Shop Indie Bookstores

Sunday, March 26, 2006

Our Town

Marion, Indiana: birthplace of James Dean and Jim Davis (creator of Garfield), and "location for the last organized lynching in the American north."

The author, according to the reviewer, makes the following argument:

Carr asserts "that there can never be a real dialogue in this country between white people and black people until those of who us who are white begin to tell our terrible stories." And most white people "come from something," she writes: "slaveowners, Klansmen, dissemblers, dehumanizers, averters of eyes."

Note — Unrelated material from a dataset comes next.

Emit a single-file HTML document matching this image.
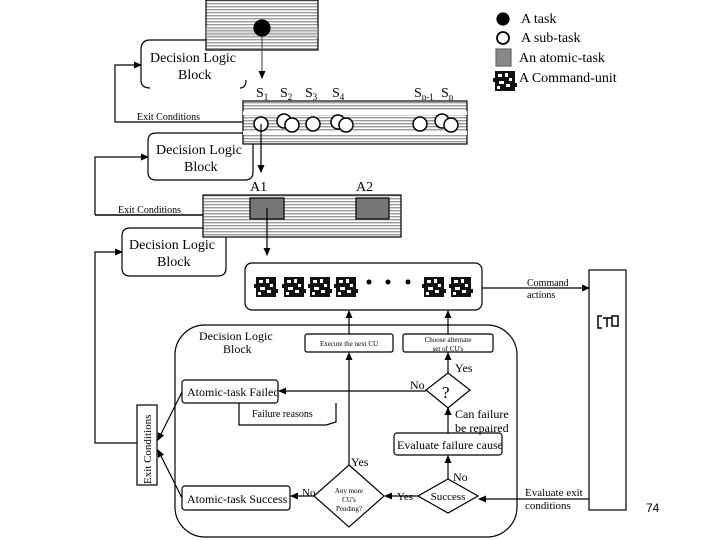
<!DOCTYPE html>
<html><head><style>
html,body{margin:0;padding:0;background:#fff;}
svg{display:block;font-family:"Liberation Serif",serif;}
</style></head><body>
<svg width="720" height="540" viewBox="0 0 720 540" xmlns="http://www.w3.org/2000/svg">
<defs>
<pattern id="st" width="4" height="3" patternUnits="userSpaceOnUse">
<rect width="4" height="3" fill="#fff"/><rect width="4" height="1.4" fill="#9a9a9a"/>
</pattern>
<marker id="ar" markerWidth="8" markerHeight="8" refX="7" refY="4" orient="auto" markerUnits="userSpaceOnUse">
<path d="M0,0.5 L8,4 L0,7.5 z" fill="#000"/></marker>
<g id="cu">
<rect x="0" y="0" width="20" height="20" fill="#111"/>
<rect x="3" y="3" width="4" height="3" fill="#fff"/><rect x="10" y="2" width="3" height="4" fill="#fff"/>
<rect x="14" y="7" width="3" height="3" fill="#fff"/><rect x="4" y="10" width="5" height="3" fill="#fff"/>
<rect x="11" y="13" width="4" height="3" fill="#fff"/><rect x="2" y="15" width="3" height="3" fill="#fff"/>
<rect x="-2" y="7" width="3" height="4" fill="#111"/><rect x="19" y="12" width="3" height="4" fill="#111"/>
</g>
</defs>
<g stroke="#000" fill="none" stroke-width="1.2">
<!-- top task box -->
<rect x="206" y="0" width="112" height="50" fill="url(#st)"/>
<rect x="206" y="27" width="112" height="11" fill="#bbb" stroke="none" opacity="0.5"/>
<circle cx="262" cy="28" r="8" fill="#000"/>
<line x1="262" y1="36" x2="262" y2="78" stroke="#555" marker-end="url(#ar)"/>
<path d="M206,40 H150 Q141,40 141,50 V80 Q141,88 150,88" />
<path d="M246,80 Q246,88 240,88"/>
<!-- exit 1 -->
<path d="M243,122 H115 V65 H141" marker-end="url(#ar)"/>
<!-- subtask box -->
<rect x="243" y="101" width="224" height="43" fill="url(#st)"/>
<rect x="243" y="111" width="224" height="4" fill="#fff" stroke="none"/>
<rect x="243" y="131" width="224" height="4" fill="#fff" stroke="none"/>
<g fill="#fff" stroke-width="1.5">
<circle cx="261" cy="124" r="7"/><circle cx="284" cy="121" r="7"/><circle cx="292" cy="125" r="7"/>
<circle cx="313" cy="124" r="7"/><circle cx="338" cy="122" r="7"/><circle cx="346" cy="125" r="7"/>
<circle cx="420" cy="124" r="7"/><circle cx="442" cy="121" r="7"/><circle cx="451" cy="125" r="7"/>
</g>
<line x1="261" y1="124" x2="261" y2="172" marker-end="url(#ar)"/>
<!-- DLB2 -->
<path d="M253,144 V172 Q253,180 245,180 H156 Q148,180 148,172 V141 Q148,133 156,133 H243"/>
<path d="M95,215 V157 H148" marker-end="url(#ar)"/>
<!-- atomic box -->
<rect x="203" y="195" width="198" height="42" fill="url(#st)"/>
<rect x="250" y="198" width="34" height="21" fill="#777"/>
<rect x="356" y="198" width="33" height="21" fill="#777"/>
<line x1="95" y1="215" x2="203" y2="215" stroke-width="1.5"/>
<line x1="267" y1="208" x2="267" y2="255" marker-end="url(#ar)"/>
<!-- DLB3 -->
<path d="M203,228 H130 Q122,228 122,236 V268 Q122,276 130,276 H218 Q226,276 226,268 V237"/>
<path d="M137,443 H95 V252 H122" marker-end="url(#ar)"/>
<!-- CU box -->
<rect x="245" y="263" width="237" height="47" rx="7"/>
<line x1="482" y1="288" x2="589" y2="288" marker-end="url(#ar)"/>
<rect x="589" y="270" width="37" height="240"/>
<path d="M602,316 H598 V328 H602 M603,318 H612 M607,318 V327 M612,316 V326 H618 V316 Z" stroke-width="1.5"/>
<!-- Big DLB -->
<rect x="175" y="325" width="342" height="212" rx="30"/>
<rect x="305" y="334" width="88" height="18" rx="2"/>
<rect x="403" y="334" width="90" height="18" rx="2"/>
<line x1="349" y1="334" x2="349" y2="311" marker-end="url(#ar)"/>
<line x1="448" y1="334" x2="448" y2="311" marker-end="url(#ar)"/>
<line x1="349" y1="465" x2="349" y2="353" marker-end="url(#ar)"/>
<polygon points="448,373 470,390 448,408 426,390"/>
<line x1="448" y1="373" x2="448" y2="353" marker-end="url(#ar)"/>
<rect x="182" y="380" width="96" height="23" rx="3"/>
<line x1="426" y1="391" x2="279" y2="391" marker-end="url(#ar)"/>
<path d="M239,403 V425 H326 L336,422 V403"/>
<rect x="394" y="433" width="108" height="22" rx="3"/>
<line x1="448" y1="433" x2="448" y2="408" marker-end="url(#ar)"/>
<polygon points="448,479 478,496 448,513 418,496"/>
<line x1="448" y1="479" x2="448" y2="456" marker-end="url(#ar)"/>
<polygon points="349,465 384,496 349,527 314,496"/>
<line x1="418" y1="496" x2="385" y2="496" marker-end="url(#ar)"/>
<rect x="182" y="486" width="108" height="24" rx="3"/>
<line x1="314" y1="496" x2="291" y2="496" marker-end="url(#ar)"/>
<line x1="589" y1="499" x2="479" y2="499" marker-end="url(#ar)"/>
<rect x="137" y="405" width="20" height="80"/>
<line x1="182" y1="392" x2="158" y2="440" marker-end="url(#ar)"/>
<line x1="182" y1="498" x2="158" y2="450" marker-end="url(#ar)"/>
<!-- legend -->
<circle cx="503" cy="19" r="6" fill="#000"/>
<circle cx="503" cy="38" r="6" fill="#fff" stroke-width="1.8"/>
<rect x="496" y="49" width="15" height="17" fill="#888" stroke="#666"/>
</g>
<use href="#cu" x="495" y="71" transform="translate(0,0)"/>
<use href="#cu" x="256" y="277"/><use href="#cu" x="284" y="277"/><use href="#cu" x="310" y="277"/><use href="#cu" x="336" y="277"/>
<use href="#cu" x="424" y="277"/><use href="#cu" x="451" y="277"/>
<circle cx="369" cy="282" r="2.5"/><circle cx="388" cy="282" r="2.5"/><circle cx="408" cy="282" r="2.5"/>
<g font-size="14" fill="#000">
<text x="150" y="62">Decision Logic</text><text x="178" y="79">Block</text>
<text x="156" y="154">Decision Logic</text><text x="184" y="171">Block</text>
<text x="129" y="249">Decision Logic</text><text x="157" y="266">Block</text>
<text x="250" y="191">A1</text><text x="356" y="191">A2</text>
<text x="256" y="97">S<tspan font-size="9" dy="3">1</tspan></text>
<text x="280" y="97">S<tspan font-size="9" dy="3">2</tspan></text>
<text x="305" y="97">S<tspan font-size="9" dy="3">3</tspan></text>
<text x="332" y="97">S<tspan font-size="9" dy="3">4</tspan></text>
<text x="414" y="97">S<tspan font-size="9" dy="3">n-1</tspan></text>
<text x="441" y="97">S<tspan font-size="9" dy="3">n</tspan></text>
<text x="521" y="23">A task</text><text x="521" y="42">A sub-task</text>
<text x="519" y="62">An atomic-task</text><text x="519" y="82">A Command-unit</text>
</g>
<g font-size="10" fill="#000">
<text x="137" y="120">Exit Conditions</text>
<text x="118" y="213">Exit Conditions</text>
<text x="527" y="286">Command</text><text x="527" y="298">actions</text>
<text x="199" y="340" font-size="12">Decision Logic</text><text x="223" y="353" font-size="12">Block</text>
<text x="349" y="346" font-size="7" text-anchor="middle">Execute the next CU</text>
<text x="448" y="342" font-size="7" text-anchor="middle">Choose alternate</text>
<text x="448" y="351" font-size="7" text-anchor="middle">set of CU's</text>
<text x="187" y="396" font-size="12">Atomic-task Failed</text>
<text x="252" y="417">Failure reasons</text>
<text x="442" y="398" font-size="17">?</text>
<text x="455" y="372" font-size="12">Yes</text><text x="410" y="389" font-size="12">No</text>
<text x="455" y="418" font-size="12">Can failure</text><text x="455" y="432" font-size="12">be repaired</text>
<text x="397" y="449" font-size="12">Evaluate failure cause</text>
<text x="453" y="481" font-size="12">No</text>
<text x="351" y="466" font-size="12">Yes</text>
<text x="448" y="500" font-size="11" text-anchor="middle">Success</text>
<text x="349" y="493" font-size="7" text-anchor="middle">Any more</text>
<text x="349" y="502" font-size="7" text-anchor="middle">CU's</text>
<text x="349" y="511" font-size="7" text-anchor="middle">Pending?</text>
<text x="397" y="500" font-size="11">Yes</text><text x="302" y="496" font-size="11">No</text>
<text x="187" y="503" font-size="12">Atomic-task Success</text>
<text x="525" y="496" font-size="11">Evaluate exit</text><text x="525" y="509" font-size="11">conditions</text>
<text transform="translate(151,484) rotate(-90)" font-size="11">Exit Conditions</text>
<text x="646" y="512" font-family="Liberation Sans, sans-serif" font-size="12">74</text>
</g>
</svg>
</body></html>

It's a great review (in the Village Voice) and I love the cover. It's restrained (this could have been done in a much more sensational way) and the rope is just ominous enough. Do we need a noose? I don't think so.

4 comments:

Anonymous said...

that drop shadow works remarkably well. whattdya know.

Anonymous said...

How would it look if instead of the rope only the drop shadow (with noose) would be visible? The rope comes across a bit heavy-handed, by looking at the cover you can't decide if it means that the lynching divided the town or actually holds it together (this interpretation is rather strange, but it was the first, that sprang to my mind).

Joseph said...

Martin: I didn't think of the rope as something that stood for a town divided, but I like that interpretation.

Anonymous said...

That was my first thought: a town divided. Also "rope burn" came to mind, but whatever. The town divided idea is great, and I always like it when a cover composition has multiple layers of meaning to it.